Instructions for the task: Nothing after the line with "dotPattern, '#4569a0', latticePattern];" belongs in the copy; extract the lines below from the top through that line, pictures left out.

Data provided:
+===+

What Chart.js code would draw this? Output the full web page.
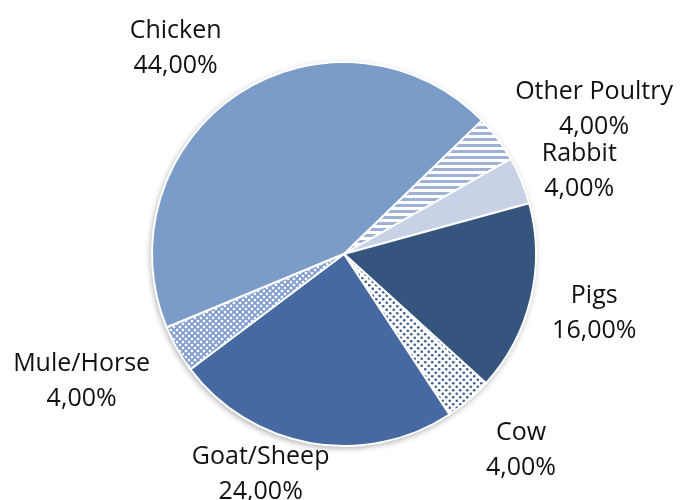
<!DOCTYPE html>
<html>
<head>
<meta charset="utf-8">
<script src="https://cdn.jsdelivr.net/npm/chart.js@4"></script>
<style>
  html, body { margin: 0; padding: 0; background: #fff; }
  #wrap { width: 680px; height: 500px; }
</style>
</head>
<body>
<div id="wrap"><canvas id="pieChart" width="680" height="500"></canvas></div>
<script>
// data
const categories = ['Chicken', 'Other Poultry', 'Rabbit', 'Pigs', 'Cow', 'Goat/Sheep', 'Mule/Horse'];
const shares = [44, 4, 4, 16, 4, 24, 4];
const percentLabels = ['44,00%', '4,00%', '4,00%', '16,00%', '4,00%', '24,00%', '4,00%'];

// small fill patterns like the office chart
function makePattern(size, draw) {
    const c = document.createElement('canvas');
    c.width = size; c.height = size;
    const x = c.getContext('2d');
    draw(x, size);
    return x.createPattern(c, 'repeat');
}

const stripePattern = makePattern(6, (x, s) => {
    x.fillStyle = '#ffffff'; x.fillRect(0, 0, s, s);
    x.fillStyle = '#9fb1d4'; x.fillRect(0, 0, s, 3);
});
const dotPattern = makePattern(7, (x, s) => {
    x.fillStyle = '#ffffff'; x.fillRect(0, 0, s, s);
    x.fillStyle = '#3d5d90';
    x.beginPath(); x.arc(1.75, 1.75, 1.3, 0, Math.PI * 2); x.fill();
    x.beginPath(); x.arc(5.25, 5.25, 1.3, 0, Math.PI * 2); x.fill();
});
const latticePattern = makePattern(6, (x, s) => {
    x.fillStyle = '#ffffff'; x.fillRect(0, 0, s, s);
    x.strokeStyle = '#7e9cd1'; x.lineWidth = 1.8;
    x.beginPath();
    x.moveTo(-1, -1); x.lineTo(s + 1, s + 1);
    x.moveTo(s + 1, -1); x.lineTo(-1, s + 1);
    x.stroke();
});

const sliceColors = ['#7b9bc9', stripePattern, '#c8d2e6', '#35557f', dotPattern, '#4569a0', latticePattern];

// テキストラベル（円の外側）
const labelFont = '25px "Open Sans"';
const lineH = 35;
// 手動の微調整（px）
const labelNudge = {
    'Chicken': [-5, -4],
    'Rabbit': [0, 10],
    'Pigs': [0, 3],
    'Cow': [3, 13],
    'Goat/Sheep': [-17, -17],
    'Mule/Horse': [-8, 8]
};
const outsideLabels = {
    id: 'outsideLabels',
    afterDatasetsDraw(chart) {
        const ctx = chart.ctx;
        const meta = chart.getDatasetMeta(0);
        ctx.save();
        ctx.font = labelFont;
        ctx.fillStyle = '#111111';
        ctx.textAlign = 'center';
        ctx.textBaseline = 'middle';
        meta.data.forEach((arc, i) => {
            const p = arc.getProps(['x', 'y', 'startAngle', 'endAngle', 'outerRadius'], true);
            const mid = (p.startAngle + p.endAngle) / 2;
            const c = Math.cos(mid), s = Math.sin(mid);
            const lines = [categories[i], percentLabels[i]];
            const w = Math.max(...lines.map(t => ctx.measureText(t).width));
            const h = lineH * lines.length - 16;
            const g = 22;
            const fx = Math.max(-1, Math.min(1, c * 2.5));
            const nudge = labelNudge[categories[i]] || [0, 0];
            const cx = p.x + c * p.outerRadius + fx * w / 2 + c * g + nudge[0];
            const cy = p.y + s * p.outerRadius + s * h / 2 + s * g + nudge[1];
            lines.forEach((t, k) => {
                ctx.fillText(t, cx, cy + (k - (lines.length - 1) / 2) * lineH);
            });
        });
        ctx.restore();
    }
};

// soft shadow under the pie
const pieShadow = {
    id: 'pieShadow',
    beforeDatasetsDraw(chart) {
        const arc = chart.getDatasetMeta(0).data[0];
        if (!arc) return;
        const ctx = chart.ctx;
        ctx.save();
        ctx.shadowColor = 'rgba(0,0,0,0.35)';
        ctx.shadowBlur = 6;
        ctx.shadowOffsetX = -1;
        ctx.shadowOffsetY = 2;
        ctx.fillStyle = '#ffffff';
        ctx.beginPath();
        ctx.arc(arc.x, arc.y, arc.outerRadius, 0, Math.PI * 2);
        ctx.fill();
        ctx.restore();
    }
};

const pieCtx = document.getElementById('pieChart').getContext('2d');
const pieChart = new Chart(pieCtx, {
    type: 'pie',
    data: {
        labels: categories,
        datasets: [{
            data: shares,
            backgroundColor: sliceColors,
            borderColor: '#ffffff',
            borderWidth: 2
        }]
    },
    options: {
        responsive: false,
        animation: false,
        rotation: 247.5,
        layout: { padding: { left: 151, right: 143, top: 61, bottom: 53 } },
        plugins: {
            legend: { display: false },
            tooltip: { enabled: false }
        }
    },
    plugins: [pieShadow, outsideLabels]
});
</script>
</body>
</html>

+===+

Output below:
What Chart.js code would draw this? Output the full web page.
<!DOCTYPE html>
<html>
<head>
<meta charset="utf-8">
<script src="https://cdn.jsdelivr.net/npm/chart.js@4"></script>
<style>
  html, body { margin: 0; padding: 0; background: #fff; }
  #wrap { width: 680px; height: 500px; }
</style>
</head>
<body>
<div id="wrap"><canvas id="pieChart" width="680" height="500"></canvas></div>
<script>
// data
const categories = ['Chicken', 'Other Poultry', 'Rabbit', 'Pigs', 'Cow', 'Goat/Sheep', 'Mule/Horse'];
const shares = [44, 4, 4, 16, 4, 24, 4];
const percentLabels = ['44,00%', '4,00%', '4,00%', '16,00%', '4,00%', '24,00%', '4,00%'];

// small fill patterns like the office chart
function makePattern(size, draw) {
    const c = document.createElement('canvas');
    c.width = size; c.height = size;
    const x = c.getContext('2d');
    draw(x, size);
    return x.createPattern(c, 'repeat');
}

const stripePattern = makePattern(6, (x, s) => {
    x.fillStyle = '#ffffff'; x.fillRect(0, 0, s, s);
    x.fillStyle = '#9fb1d4'; x.fillRect(0, 0, s, 3);
});
const dotPattern = makePattern(7, (x, s) => {
    x.fillStyle = '#ffffff'; x.fillRect(0, 0, s, s);
    x.fillStyle = '#3d5d90';
    x.beginPath(); x.arc(1.75, 1.75, 1.3, 0, Math.PI * 2); x.fill();
    x.beginPath(); x.arc(5.25, 5.25, 1.3, 0, Math.PI * 2); x.fill();
});
const latticePattern = makePattern(6, (x, s) => {
    x.fillStyle = '#ffffff'; x.fillRect(0, 0, s, s);
    x.strokeStyle = '#7e9cd1'; x.lineWidth = 1.8;
    x.beginPath();
    x.moveTo(-1, -1); x.lineTo(s + 1, s + 1);
    x.moveTo(s + 1, -1); x.lineTo(-1, s + 1);
    x.stroke();
});

const sliceColors = ['#7b9bc9', stripePattern, '#c8d2e6', '#35557f', dotPattern, '#4569a0', latticePattern];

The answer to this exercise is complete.